Quadratic programming is a ubiquitous prototype in convex programming. Many combinatorial optimizations on graphs and machine learning problems can be formulated as quadratic programming; for example, Support Vector Machines (SVMs). Linear and kernel SVMs have been among the most popular models in machine learning over the past three decades, prior to the deep learning era. Generally, a quadratic program has an input size of $\Theta(n^2)$, where $n$ is the number of variables. Assuming the Strong Exponential Time Hypothesis ($\textsf{SETH}$), it is known that no $O(n^{2-o(1)})$ algorithm exists (Backurs, Indyk, and Schmidt, NIPS'17). However, problems such as SVMs usually feature much smaller input sizes: one is given $n$ data points, each of dimension $d$, with $d \ll n$. Furthermore, SVMs are variants with only $O(1)$ linear constraints. This suggests that faster algorithms are feasible, provided the program exhibits certain underlying structures. In this work, we design the first nearly-linear time algorithm for solving quadratic programs whenever the quadratic objective has small treewidth or admits a low-rank factorization, and the number of linear constraints is small. Consequently, we obtain a variety of results for SVMs: * For linear SVM, where the quadratic constraint matrix has treewidth $\tau$, we can solve the corresponding program in time $\widetilde O(n\tau^{(\omega+1)/2}\log(1/\epsilon))$; * For linear SVM, where the quadratic constraint matrix admits a low-rank factorization of rank-$k$, we can solve the corresponding program in time $\widetilde O(nk^{(\omega+1)/2}\log(1/\epsilon))$; * For Gaussian kernel SVM, where the data dimension $d = \Theta(\log n)$ and the squared dataset radius is small, we can solve it in time $O(n^{1+o(1)}\log(1/\epsilon))$. We also prove that when the squared dataset radius is large, then $\Omega(n^{2-o(1)})$ time is required.

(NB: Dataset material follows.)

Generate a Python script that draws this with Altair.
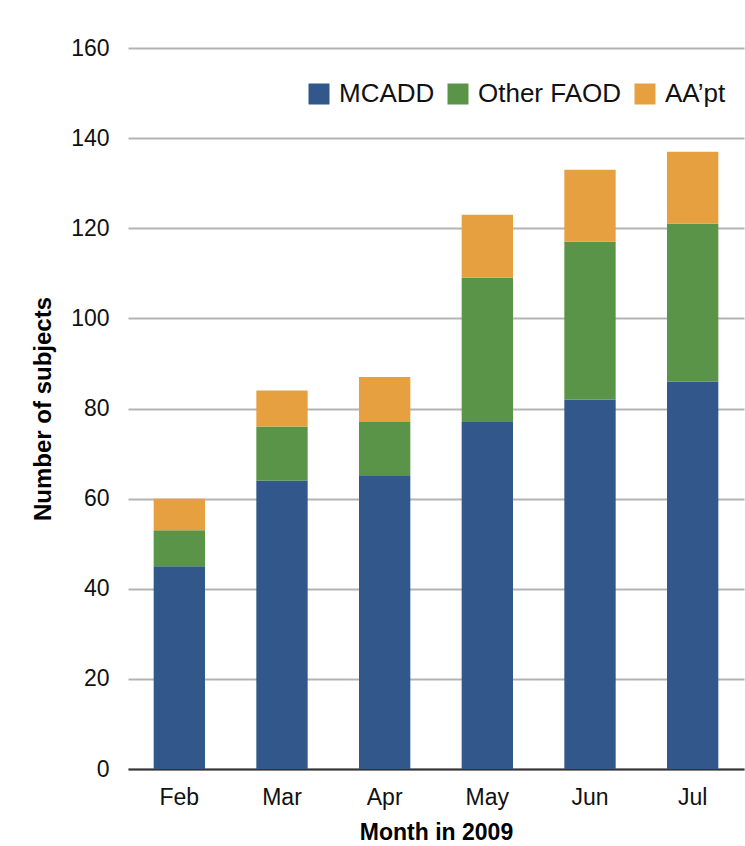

翻译：二次规划是凸规划中普遍存在的原型问题。图上的许多组合优化和机器学习问题可以表述为二次规划，例如支持向量机（SVM）。在深度学习时代之前的三十多年间，线性SVM和核SVM一直是机器学习中最流行的模型之一。通常，一个二次规划的输入规模为$\Theta(n^2)$，其中$n$是变量数量。假设强指数时间假设（$\textsf{SETH}$），已知不存在$O(n^{2-o(1)})$的算法（Backurs、Indyk和Schmidt，NIPS'17）。然而，SVM等问题通常具有更小的输入规模：给定$n$个数据点，每个点维度为$d$，且$d \ll n$。此外，SVM是仅含$O(1)$个线性约束的变体。这表明，若规划具有某种潜在结构，则可能实现更快的算法。本文中，我们设计了首个近线性时间算法，用于求解二次目标具有小树宽或允许低秩分解、且线性约束数量较少的二次规划。由此，我们针对SVM获得了一系列结果：* 对于线性SVM（二次约束矩阵的树宽为$\tau$），可在$\widetilde O(n\tau^{(\omega+1)/2}\log(1/\epsilon))$时间内求解对应规划；* 对于线性SVM（二次约束矩阵允许秩为$k$的低秩分解），可在$\widetilde O(nk^{(\omega+1)/2}\log(1/\epsilon))$时间内求解对应规划；* 对于高斯核SVM（数据维度$d = \Theta(\log n)$且数据集半径平方较小），可在$O(n^{1+o(1)}\log(1/\epsilon))$时间内求解。我们还证明，当数据集半径平方较大时，则需要$\Omega(n^{2-o(1)})$的时间。